Earlier this year, Dark Horse Comics released volume one of creator Stephen McCranie’s Space Boy, throwing the spotlight on two characters who yearn for emotional relief: from grief, from regret, from separation of the familiar, or from a deep existential emptiness. A young girl named Amy has to cope with being wrenched from everything she’s ever known after waking up from cryogenic sleep 30 years later. Meanwhile, a quiet, evasive, silver-haired boy named Oliver wrestles with an emptiness in his core that is seemingly unable to be filled. Stephen McCranie’s Space Boy explores how these two—and, by extension, the reader—cope with sadness and possibly become stronger in the process.

With Stephen McCranie’s Space Boy Volume 2 going on sale in the direct market on October 31st and the book market on November 13th, we spoke with Mr. McCranie about the conceit of Space Boy, the nature of personhood, how Oliver and Amy are dealing with who they are and their friendship, and what we can expect to see moving forward.

And be sure to check out our galleries of pages ripped straight out of Volume 2!

SPACE BOY Volume 2 cover

FreakSugar: For readers who may not have read volume 1, what can you tell us about the conceit of Space Boy?

Stephen McCranie: Space Boy is a sci-fi drama about a high school girl who belongs in a different time, a boy possessed by an emptiness as deep as space, an alien artifact, a mysterious murder, and a love that crosses light years.

FS: Where do we find Amy and Oliver at the beginning of Volume 2?

SM: At the beginning of Volume 2 we find Amy dealing with the unchangeable finality of her move to Earth: She is finally coming to grips with the fact that she can never return to her home in the stars, and she’s angry and confused and sad about it all at once. Luckily, in the midst of this flood of emotions, she finds Oliver, who, in some strange way, seems to understand her suffering.

FS: We learn a bit about the mystery of who Oliver is in the course of this new volume: that he is an android or robot of some sort and that he moves around a lot because of incidents in which he’s involved. Some of his makers/handlers seem genuinely surprised about some of the non-programmed human attributes he is displaying in his friendship with Amy. What is it about Amy that triggers this new behavior?

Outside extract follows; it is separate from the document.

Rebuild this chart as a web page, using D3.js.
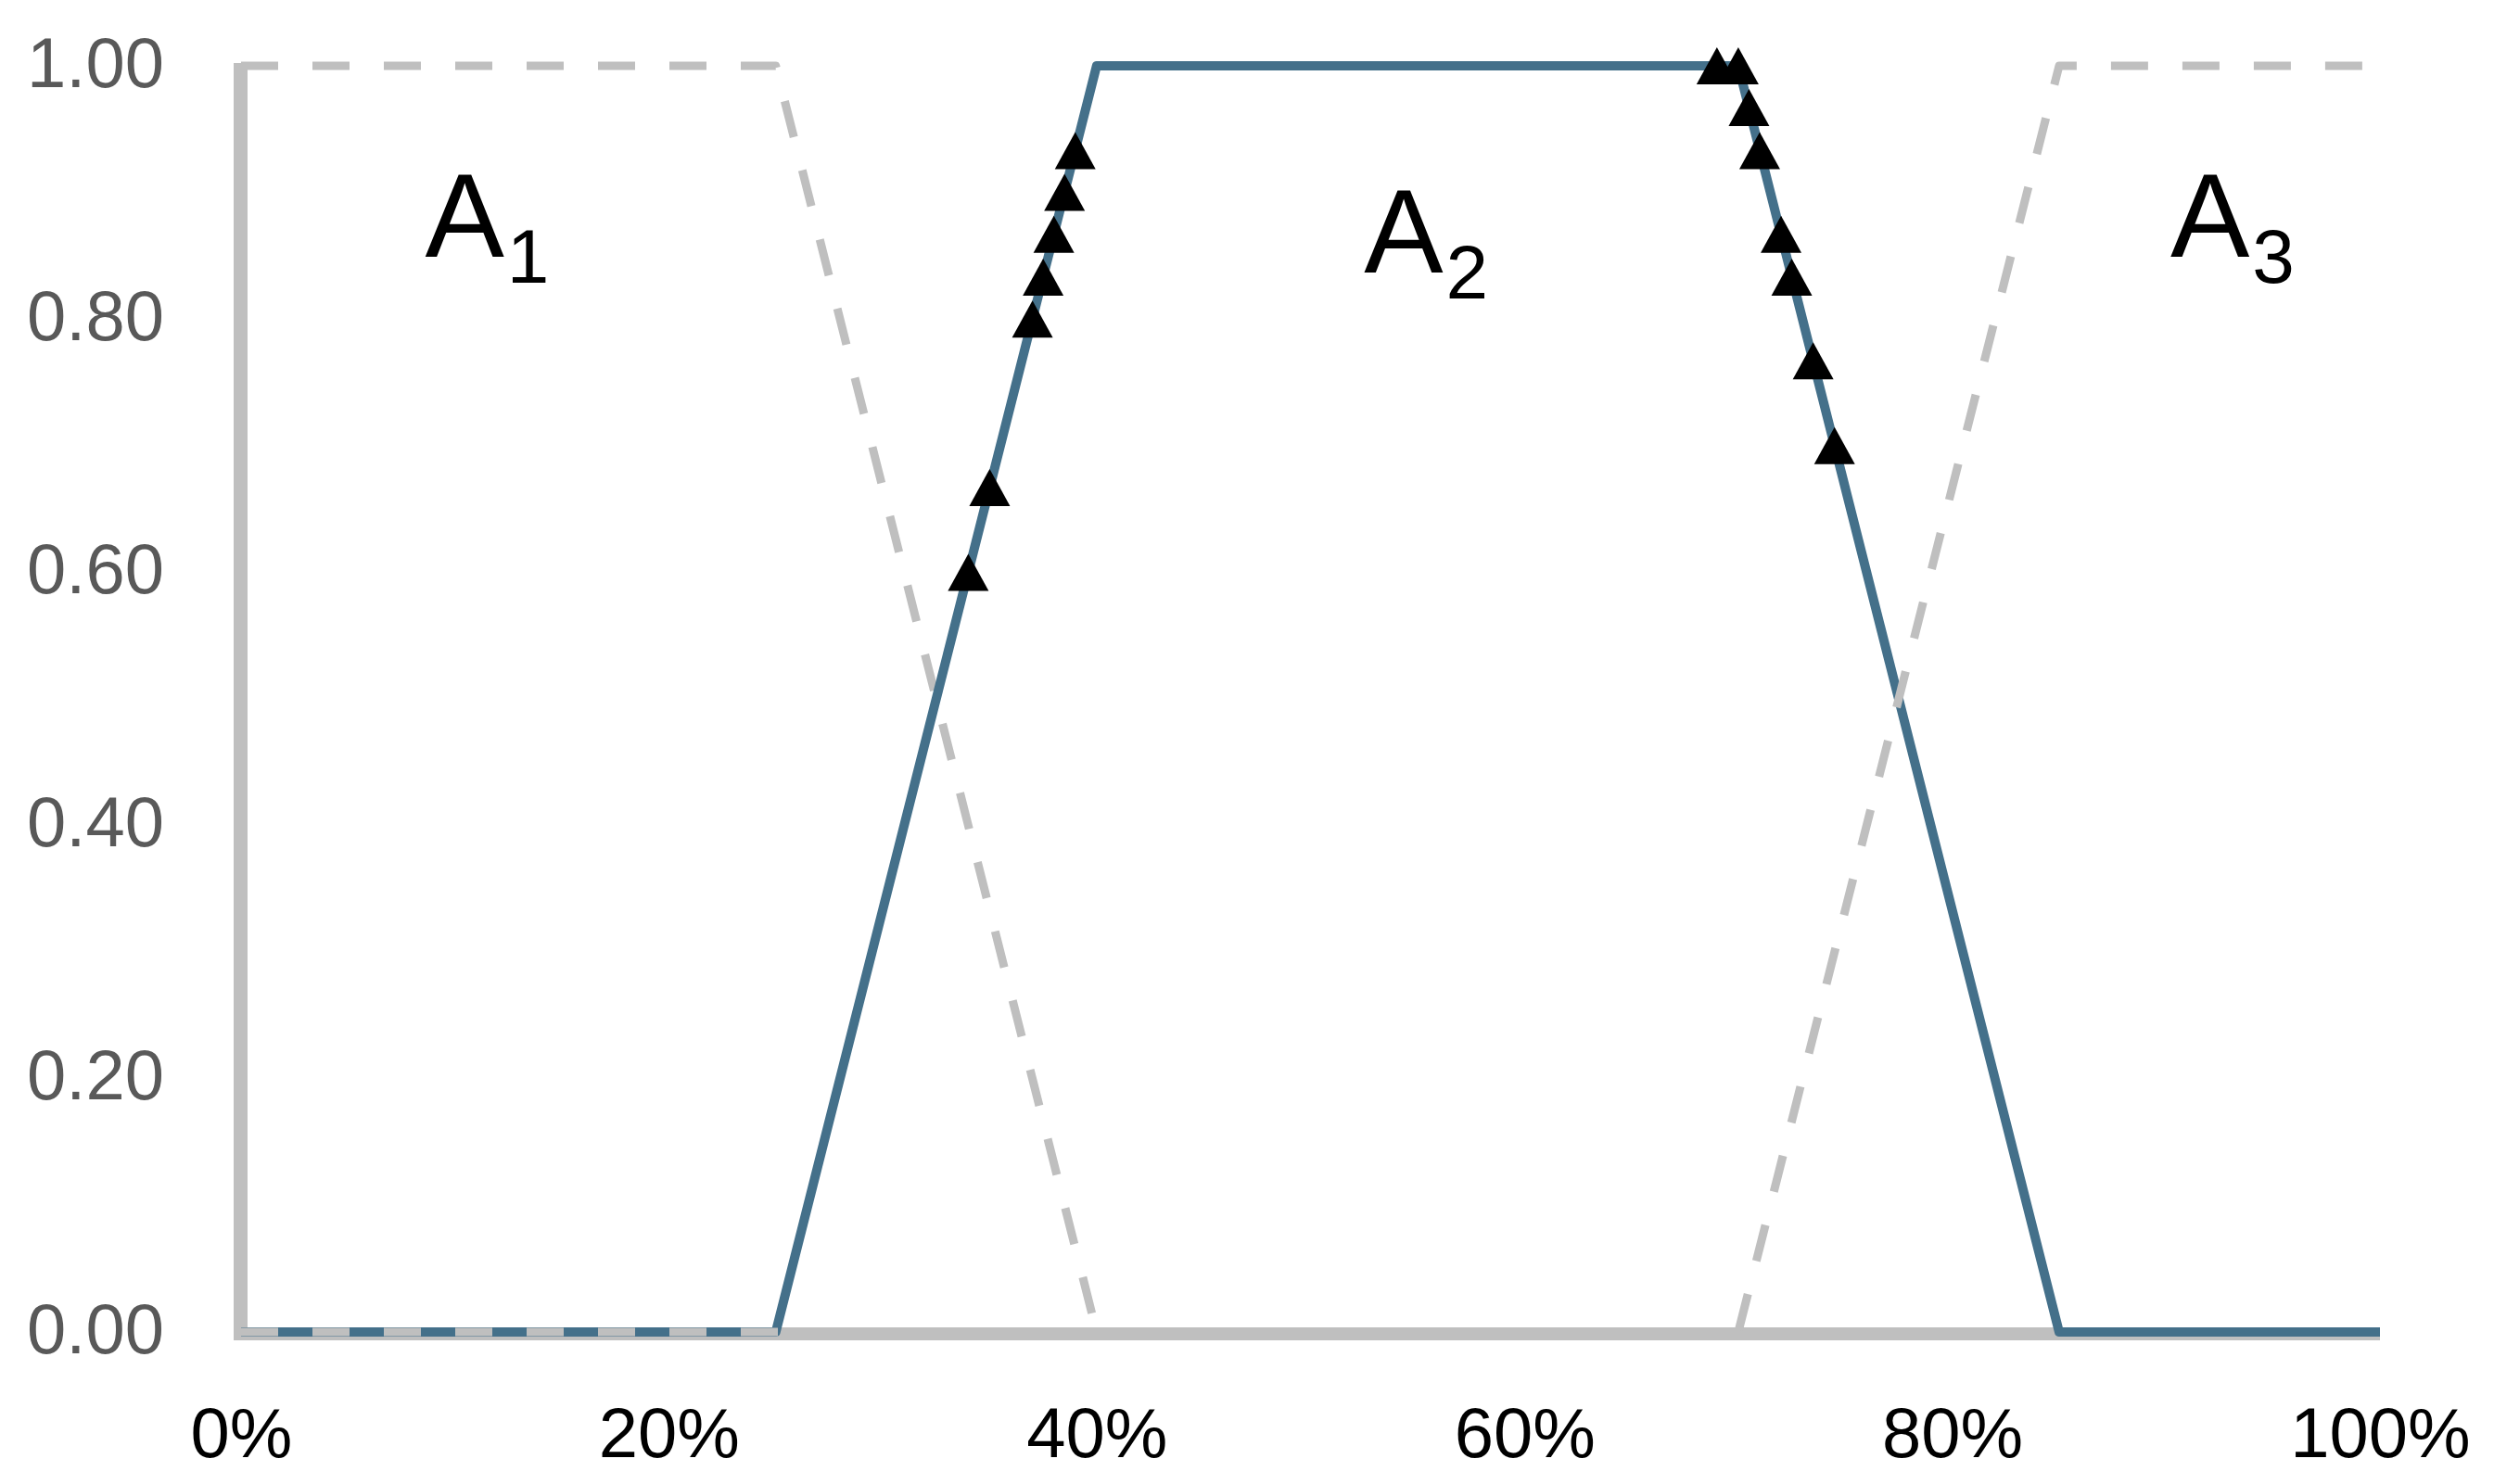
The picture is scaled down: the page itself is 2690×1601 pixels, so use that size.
<!DOCTYPE html>
<html>
<head>
<meta charset="utf-8">
<script src="https://cdn.jsdelivr.net/npm/d3@7"></script>
<style>
  html, body { margin: 0; padding: 0; background: #ffffff; }
  svg { display: block; }
</style>
</head>
<body>
<script>
// ---- data ----
const xTickValues = [0, 0.2, 0.4, 0.6, 0.8, 1.0];
const yTickValues = [0, 0.2, 0.4, 0.6, 0.8, 1.0];

const a1X = [0, 0.25, 0.40, 1.00];
const a1Y = [1, 1, 0, 0];

const a2X = [0, 0.25, 0.40, 0.70, 0.85, 1.00];
const a2Y = [0, 0, 1, 1, 0, 0];

const a3X = [0, 0.70, 0.85, 1.00];
const a3Y = [0, 0, 1, 1];

const obsX = [0.340, 0.350, 0.370, 0.375, 0.380, 0.385, 0.390,
              0.690, 0.700, 0.705, 0.710, 0.720, 0.725, 0.735, 0.745];
const obsY = [0.600, 0.667, 0.800, 0.833, 0.867, 0.900, 0.933,
              1.000, 1.000, 0.967, 0.933, 0.867, 0.833, 0.767, 0.700];

const labelMain = ["A", "A", "A"];
const labelSub = ["1", "2", "3"];
const labelX = [0.086, 0.525, 0.902];
const labelY = [0.849, 0.837, 0.849];

// ---- layout ----
const W = 2690, H = 1601;
const x = d3.scaleLinear().domain([0, 1]).range([260, 2567]);
const y = d3.scaleLinear().domain([0, 1]).range([1437, 71]);

const svg = d3.select("body").append("svg")
  .attr("width", W).attr("height", H)
  .style("font-family", "'Liberation Sans', Arial, sans-serif");

svg.append("rect").attr("width", W).attr("height", H).attr("fill", "#ffffff");

const grey = "#bfbfbf";
const blue = "#44708a";

// axis lines
svg.append("line")
  .attr("x1", x(0) - 0.5).attr("x2", x(0) - 0.5)
  .attr("y1", y(1) - 3).attr("y2", y(0) + 9)
  .attr("stroke", grey).attr("stroke-width", 15);
svg.append("line")
  .attr("x1", x(0) - 8).attr("x2", x(1))
  .attr("y1", y(0) + 2).attr("y2", y(0) + 2)
  .attr("stroke", grey).attr("stroke-width", 14);

// axes labels
const yAxis = d3.axisLeft(y).tickValues(yTickValues).tickSize(0).tickPadding(83)
  .tickFormat(d3.format(".2f"));
const gy = svg.append("g").attr("transform", `translate(${x(0)},0)`).call(yAxis);
gy.select(".domain").remove();
gy.selectAll("text").attr("font-size", 76).attr("fill", "#595959")
  .attr("dy", "0.29em").style("font-family", "'Liberation Sans', Arial, sans-serif");

const xAxis = d3.axisBottom(x).tickValues(xTickValues).tickSize(0).tickPadding(81)
  .tickFormat(d3.format(".0%"));
const gx = svg.append("g").attr("transform", `translate(0,${y(0)})`).call(xAxis);
gx.select(".domain").remove();
gx.selectAll("text").attr("font-size", 76).attr("fill", "#000000")
  .style("font-family", "'Liberation Sans', Arial, sans-serif");

// series
const line = d3.line().x(d => x(d[0])).y(d => y(d[1]));
const zip = (xs, ys) => xs.map((v, i) => [v, ys[i]]);

svg.append("path").datum(zip(a1X, a1Y)).attr("d", line)
  .attr("fill", "none").attr("stroke", grey).attr("stroke-width", 9)
  .attr("stroke-dasharray", "40,37").attr("stroke-linejoin", "round");

svg.append("path").datum(zip(a2X, a2Y)).attr("d", line)
  .attr("fill", "none").attr("stroke", blue).attr("stroke-width", 10)
  .attr("stroke-linejoin", "round");

svg.append("path").datum(zip(a3X, a3Y)).attr("d", line)
  .attr("fill", "none").attr("stroke", grey).attr("stroke-width", 9)
  .attr("stroke-dasharray", "40,37").attr("stroke-linejoin", "round");

// markers (triangles)
const tw = 44, th = 40;
svg.append("g").selectAll("path").data(zip(obsX, obsY)).join("path")
  .attr("d", d => {
    const cx = x(d[0]), cy = y(d[1]);
    return `M${cx},${cy - th / 2}L${cx + tw / 2},${cy + th / 2}L${cx - tw / 2},${cy + th / 2}Z`;
  })
  .attr("fill", "#000000");

// labels A1, A2, A3
const lg = svg.append("g");
labelMain.forEach((m, i) => {
  const t = lg.append("text")
    .attr("x", x(labelX[i])).attr("y", y(labelY[i]))
    .attr("font-size", 128).attr("fill", "#000000");
  t.append("tspan").text(m);
  t.append("tspan").attr("font-size", 82).attr("dx", 3).attr("dy", 28).text(labelSub[i]);
});
</script>
</body>
</html>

SM: I think Oliver deals with a certain existential despair that many people in modern society grapple with on some kind of level. Whether consciously or unconsciously, many of us are asking, what’s life about? Does anything matter? Is anything real? And Amy blunders into Oliver’s brooding life and basically says, “I’m real. Deal with it.” And he’s forced to stop and consider someone outside of himself, which to him is a breath of fresh air.

FS: Does using Oliver as an example give you the opportunity to comment on the nature/nurture divide?

SM: Rather than the nature/nurture divide,  I would say he is a character that explores the human/non-human divide. Are you sure he is truly a robot? If he is, why does he sometimes show signs of a soul– of what Amy would call a “flavor”? If he is a robot, are their parts of him that are human? Can a robot have a soul?

FS: Amy seems to be adjusting a bit to life on Earth since the first volume, but it’s still a process. In your mind, where is Amy in that journey?

SM: In her best moments, Amy is optimistic and hopeful– but in her worst moments she is angry and impatient and fearful. Adjusting to life in a new place can be extremely hard.

FS: Following up on that, the arcs of both Amy and Oliver have strong parallels to adolescence in general and how we all struggle to become who we want to be. Was that always a theme you wanted to explore when you began putting this story together?

SM: Not consciously, no. In my stories I just try to be as faithful to my characters as possible, being as honest as I can about their struggles. I think out of that can be drawn a lot of different themes, which all speak about a greater whole.

FS: Connected to that is Oliver’s discussion of emptiness and a great nothing. It’s a feeling that I think a lot of readers can sympathize with, especially when we feel disconnected from people. Does his friendship with Amy change his view on that at all? Is hope creeping in where once there was only the great nothing?

SM: I’d like to think so. In spite of my preoccupation with the Nothing, I do not personally believe it is the ultimate explanation for our world. I think there is more to life than what we can see and touch. And I think there is a basis for hope. And I hope Oliver someday finds this hope for himself.

FS: The second volume leaves us on a somewhat uncertain note. What can you tease about we can expect to see in volume 3?

SM: There will be a great moment of joy and heartache for Amy, as she regains one friend, but loses another.

Stephen McCranie’s Space Boy Volume 2 is on sale now on the direct market and goes on sale on the book market next week on November 13th.

From the official description of Stephen McCranie’s Space Boy Volume 2:

To Amy, everyone has a flavor. Jemmah, her best friend from the colony, is the flavor of pineapple and jalapeno. Cassie, from Earth, is like red pepper.

After being forced to leave her space-colony home when her dad was fired, Amy starts to adapt to a new life on Earth. High school seems difficult at first, but a close group of friends begin to make the transition easy for Amy, and she finds herself falling down a rabbit hole in her relationship with the mysterious, flavorless Oliver.